====== SUPPLIED INFORMATION

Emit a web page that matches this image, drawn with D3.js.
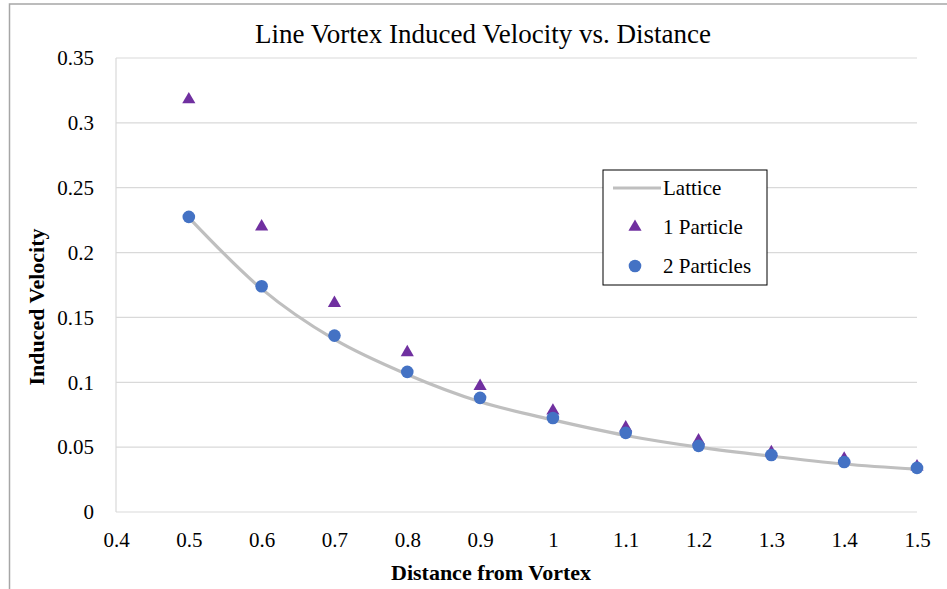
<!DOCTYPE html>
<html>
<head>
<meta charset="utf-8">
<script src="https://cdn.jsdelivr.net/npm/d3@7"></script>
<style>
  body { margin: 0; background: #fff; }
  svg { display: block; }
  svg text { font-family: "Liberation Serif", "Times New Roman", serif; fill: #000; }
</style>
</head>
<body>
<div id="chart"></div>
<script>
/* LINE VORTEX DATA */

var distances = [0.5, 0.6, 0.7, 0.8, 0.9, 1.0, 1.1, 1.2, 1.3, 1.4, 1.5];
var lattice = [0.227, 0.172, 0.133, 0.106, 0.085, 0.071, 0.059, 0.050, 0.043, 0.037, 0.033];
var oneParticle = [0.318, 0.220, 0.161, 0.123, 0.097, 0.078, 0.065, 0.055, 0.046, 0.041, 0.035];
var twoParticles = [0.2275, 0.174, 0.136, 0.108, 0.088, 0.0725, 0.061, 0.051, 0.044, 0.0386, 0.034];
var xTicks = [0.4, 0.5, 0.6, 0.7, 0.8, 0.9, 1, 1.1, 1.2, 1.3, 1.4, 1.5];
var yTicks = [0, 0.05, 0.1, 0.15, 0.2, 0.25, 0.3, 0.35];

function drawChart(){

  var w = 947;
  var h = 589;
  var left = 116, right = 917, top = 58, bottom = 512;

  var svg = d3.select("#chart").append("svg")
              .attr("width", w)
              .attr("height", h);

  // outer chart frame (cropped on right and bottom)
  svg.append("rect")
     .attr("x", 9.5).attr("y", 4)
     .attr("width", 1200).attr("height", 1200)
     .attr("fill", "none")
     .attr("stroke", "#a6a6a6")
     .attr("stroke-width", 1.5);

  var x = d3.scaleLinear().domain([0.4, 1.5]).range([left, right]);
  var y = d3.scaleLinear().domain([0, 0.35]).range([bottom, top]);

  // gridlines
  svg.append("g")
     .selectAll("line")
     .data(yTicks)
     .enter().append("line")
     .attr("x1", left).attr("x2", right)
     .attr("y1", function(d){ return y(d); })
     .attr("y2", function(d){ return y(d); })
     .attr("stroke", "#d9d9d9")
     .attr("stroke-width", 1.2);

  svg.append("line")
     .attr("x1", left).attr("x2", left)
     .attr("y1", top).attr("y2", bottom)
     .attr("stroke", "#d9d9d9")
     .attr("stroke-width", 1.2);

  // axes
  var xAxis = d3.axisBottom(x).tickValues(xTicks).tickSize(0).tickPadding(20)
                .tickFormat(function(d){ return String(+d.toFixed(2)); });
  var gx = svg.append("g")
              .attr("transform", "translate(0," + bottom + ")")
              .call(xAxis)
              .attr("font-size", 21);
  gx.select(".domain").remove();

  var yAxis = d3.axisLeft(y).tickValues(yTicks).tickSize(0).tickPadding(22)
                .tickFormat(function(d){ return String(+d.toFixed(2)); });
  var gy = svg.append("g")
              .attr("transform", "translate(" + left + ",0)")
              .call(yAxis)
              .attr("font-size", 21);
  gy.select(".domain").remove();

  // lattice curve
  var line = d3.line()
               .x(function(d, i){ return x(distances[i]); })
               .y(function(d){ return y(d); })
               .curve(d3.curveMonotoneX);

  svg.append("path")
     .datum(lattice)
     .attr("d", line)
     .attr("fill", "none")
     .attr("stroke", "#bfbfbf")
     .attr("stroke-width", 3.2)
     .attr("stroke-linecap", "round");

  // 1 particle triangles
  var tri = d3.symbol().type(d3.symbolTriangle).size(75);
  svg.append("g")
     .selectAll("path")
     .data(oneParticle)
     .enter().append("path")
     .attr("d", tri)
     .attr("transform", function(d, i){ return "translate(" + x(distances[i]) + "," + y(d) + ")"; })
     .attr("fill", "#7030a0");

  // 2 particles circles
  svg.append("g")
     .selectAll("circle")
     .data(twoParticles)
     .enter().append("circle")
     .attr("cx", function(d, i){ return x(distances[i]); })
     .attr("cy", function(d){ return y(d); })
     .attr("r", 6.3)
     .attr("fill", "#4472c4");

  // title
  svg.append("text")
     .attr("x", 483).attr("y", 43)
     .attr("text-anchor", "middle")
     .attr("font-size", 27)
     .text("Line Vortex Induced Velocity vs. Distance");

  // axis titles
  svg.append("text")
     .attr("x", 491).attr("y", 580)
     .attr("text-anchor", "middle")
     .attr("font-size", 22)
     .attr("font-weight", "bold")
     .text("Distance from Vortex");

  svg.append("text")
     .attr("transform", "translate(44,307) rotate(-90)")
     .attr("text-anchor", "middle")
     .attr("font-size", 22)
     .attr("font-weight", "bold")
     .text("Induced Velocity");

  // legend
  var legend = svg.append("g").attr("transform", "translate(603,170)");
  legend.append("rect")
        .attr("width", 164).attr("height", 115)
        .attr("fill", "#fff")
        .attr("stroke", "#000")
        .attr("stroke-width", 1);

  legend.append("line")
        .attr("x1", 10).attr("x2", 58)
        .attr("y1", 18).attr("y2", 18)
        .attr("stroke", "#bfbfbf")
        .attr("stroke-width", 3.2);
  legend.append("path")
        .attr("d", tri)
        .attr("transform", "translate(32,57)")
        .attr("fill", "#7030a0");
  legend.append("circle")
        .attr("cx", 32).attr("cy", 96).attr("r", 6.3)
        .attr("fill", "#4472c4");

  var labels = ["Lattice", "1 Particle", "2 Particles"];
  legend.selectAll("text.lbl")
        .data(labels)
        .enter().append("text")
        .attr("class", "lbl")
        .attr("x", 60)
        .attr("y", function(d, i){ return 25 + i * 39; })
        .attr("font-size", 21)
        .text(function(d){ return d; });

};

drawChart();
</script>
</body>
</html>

============

*REQUIREMENT:* Every line above should be returned exactly; the pictures stay out.

*TASK RESULT:*
Emit a web page that matches this image, drawn with D3.js.
<!DOCTYPE html>
<html>
<head>
<meta charset="utf-8">
<script src="https://cdn.jsdelivr.net/npm/d3@7"></script>
<style>
  body { margin: 0; background: #fff; }
  svg { display: block; }
  svg text { font-family: "Liberation Serif", "Times New Roman", serif; fill: #000; }
</style>
</head>
<body>
<div id="chart"></div>
<script>
/* LINE VORTEX DATA */

var distances = [0.5, 0.6, 0.7, 0.8, 0.9, 1.0, 1.1, 1.2, 1.3, 1.4, 1.5];
var lattice = [0.227, 0.172, 0.133, 0.106, 0.085, 0.071, 0.059, 0.050, 0.043, 0.037, 0.033];
var oneParticle = [0.318, 0.220, 0.161, 0.123, 0.097, 0.078, 0.065, 0.055, 0.046, 0.041, 0.035];
var twoParticles = [0.2275, 0.174, 0.136, 0.108, 0.088, 0.0725, 0.061, 0.051, 0.044, 0.0386, 0.034];
var xTicks = [0.4, 0.5, 0.6, 0.7, 0.8, 0.9, 1, 1.1, 1.2, 1.3, 1.4, 1.5];
var yTicks = [0, 0.05, 0.1, 0.15, 0.2, 0.25, 0.3, 0.35];

function drawChart(){

  var w = 947;
  var h = 589;
  var left = 116, right = 917, top = 58, bottom = 512;

  var svg = d3.select("#chart").append("svg")
              .attr("width", w)
              .attr("height", h);

  // outer chart frame (cropped on right and bottom)
  svg.append("rect")
     .attr("x", 9.5).attr("y", 4)
     .attr("width", 1200).attr("height", 1200)
     .attr("fill", "none")
     .attr("stroke", "#a6a6a6")
     .attr("stroke-width", 1.5);

  var x = d3.scaleLinear().domain([0.4, 1.5]).range([left, right]);
  var y = d3.scaleLinear().domain([0, 0.35]).range([bottom, top]);

  // gridlines
  svg.append("g")
     .selectAll("line")
     .data(yTicks)
     .enter().append("line")
     .attr("x1", left).attr("x2", right)
     .attr("y1", function(d){ return y(d); })
     .attr("y2", function(d){ return y(d); })
     .attr("stroke", "#d9d9d9")
     .attr("stroke-width", 1.2);

  svg.append("line")
     .attr("x1", left).attr("x2", left)
     .attr("y1", top).attr("y2", bottom)
     .attr("stroke", "#d9d9d9")
     .attr("stroke-width", 1.2);

  // axes
  var xAxis = d3.axisBottom(x).tickValues(xTicks).tickSize(0).tickPadding(20)
                .tickFormat(function(d){ return String(+d.toFixed(2)); });
  var gx = svg.append("g")
              .attr("transform", "translate(0," + bottom + ")")
              .call(xAxis)
              .attr("font-size", 21);
  gx.select(".domain").remove();

  var yAxis = d3.axisLeft(y).tickValues(yTicks).tickSize(0).tickPadding(22)
                .tickFormat(function(d){ return String(+d.toFixed(2)); });
  var gy = svg.append("g")
              .attr("transform", "translate(" + left + ",0)")
              .call(yAxis)
              .attr("font-size", 21);
  gy.select(".domain").remove();

  // lattice curve
  var line = d3.line()
               .x(function(d, i){ return x(distances[i]); })
               .y(function(d){ return y(d); })
               .curve(d3.curveMonotoneX);

  svg.append("path")
     .datum(lattice)
     .attr("d", line)
     .attr("fill", "none")
     .attr("stroke", "#bfbfbf")
     .attr("stroke-width", 3.2)
     .attr("stroke-linecap", "round");

  // 1 particle triangles
  var tri = d3.symbol().type(d3.symbolTriangle).size(75);
  svg.append("g")
     .selectAll("path")
     .data(oneParticle)
     .enter().append("path")
     .attr("d", tri)
     .attr("transform", function(d, i){ return "translate(" + x(distances[i]) + "," + y(d) + ")"; })
     .attr("fill", "#7030a0");

  // 2 particles circles
  svg.append("g")
     .selectAll("circle")
     .data(twoParticles)
     .enter().append("circle")
     .attr("cx", function(d, i){ return x(distances[i]); })
     .attr("cy", function(d){ return y(d); })
     .attr("r", 6.3)
     .attr("fill", "#4472c4");

  // title
  svg.append("text")
     .attr("x", 483).attr("y", 43)
     .attr("text-anchor", "middle")
     .attr("font-size", 27)
     .text("Line Vortex Induced Velocity vs. Distance");

  // axis titles
  svg.append("text")
     .attr("x", 491).attr("y", 580)
     .attr("text-anchor", "middle")
     .attr("font-size", 22)
     .attr("font-weight", "bold")
     .text("Distance from Vortex");

  svg.append("text")
     .attr("transform", "translate(44,307) rotate(-90)")
     .attr("text-anchor", "middle")
     .attr("font-size", 22)
     .attr("font-weight", "bold")
     .text("Induced Velocity");

  // legend
  var legend = svg.append("g").attr("transform", "translate(603,170)");
  legend.append("rect")
        .attr("width", 164).attr("height", 115)
        .attr("fill", "#fff")
        .attr("stroke", "#000")
        .attr("stroke-width", 1);

  legend.append("line")
        .attr("x1", 10).attr("x2", 58)
        .attr("y1", 18).attr("y2", 18)
        .attr("stroke", "#bfbfbf")
        .attr("stroke-width", 3.2);
  legend.append("path")
        .attr("d", tri)
        .attr("transform", "translate(32,57)")
        .attr("fill", "#7030a0");
  legend.append("circle")
        .attr("cx", 32).attr("cy", 96).attr("r", 6.3)
        .attr("fill", "#4472c4");

  var labels = ["Lattice", "1 Particle", "2 Particles"];
  legend.selectAll("text.lbl")
        .data(labels)
        .enter().append("text")
        .attr("class", "lbl")
        .attr("x", 60)
        .attr("y", function(d, i){ return 25 + i * 39; })
        .attr("font-size", 21)
        .text(function(d){ return d; });

};

drawChart();
</script>
</body>
</html>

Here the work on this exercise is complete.